Si les faits reprochés à Mme [M] [R] sont avérés, cependant, compte tenu de l’ancienneté de la salariée au moment ils ont été commis, plus de 16 ans, de l’absence de sanction disciplinaire antérieure et du fait que, pour les premiers faits, la salariée n’a pas réalisé elle-même l’acte incriminé mais a omis d’intervenir pour empêcher que l’acte ne soit réalisé par sa collègue de travail, il apparaît que la mise à pied conservatoire est manifestement disproportionnée.

C’est donc à bon droit que les premiers juges ont prononcé l’annulation de la mise à pied disciplinaire.

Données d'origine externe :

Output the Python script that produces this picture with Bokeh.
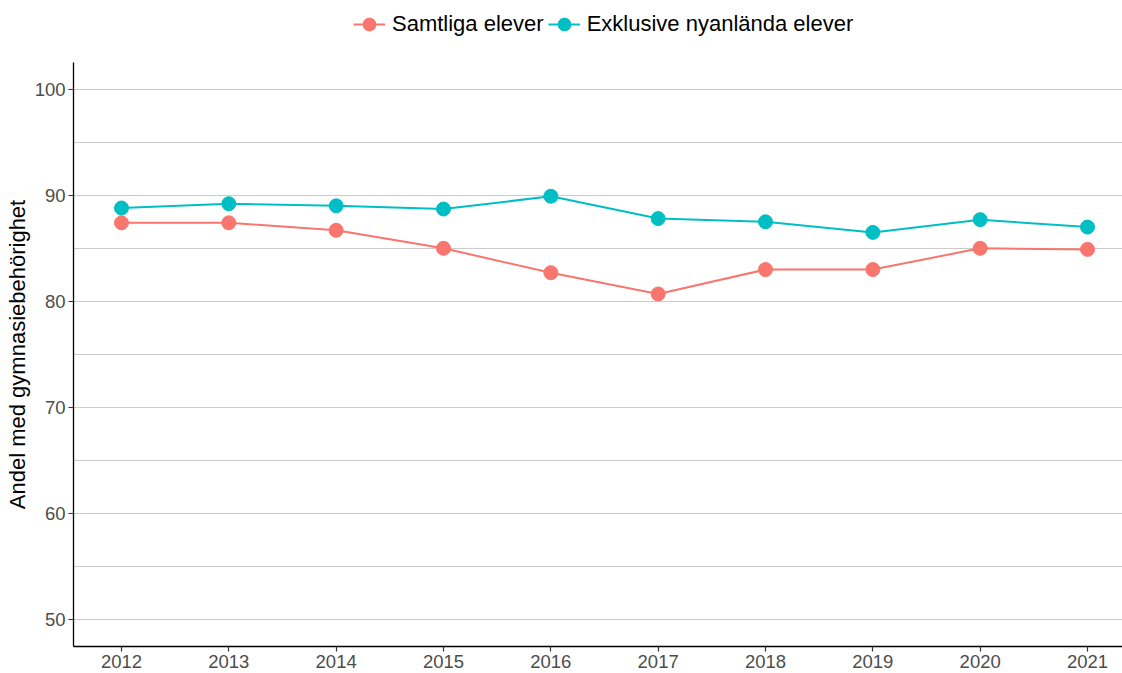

Au vu de l’ensemble de ces considérations, il convient de confirmer le jugement entrepris en toutes ses dispositions.

PAR CES MOTIFS

La cour, statuant publiquement, par arrêt contradictoire, en matière prud’homale et en dernier ressort ;

Confirme en toutes ses dispositions le jugement rendu par le conseil de prud’hommes de Nîmes le 09 mars 2021,

Dit n’y avoir lieu à application au titre de l’article 700 du code de procédure civile en cause d’appel,

Rejette les demandes plus amples ou contraires,

Condamne Mme [M] [R] aux dépens de la procédure d’appel.

Arrêt signé par le président et par la greffiere.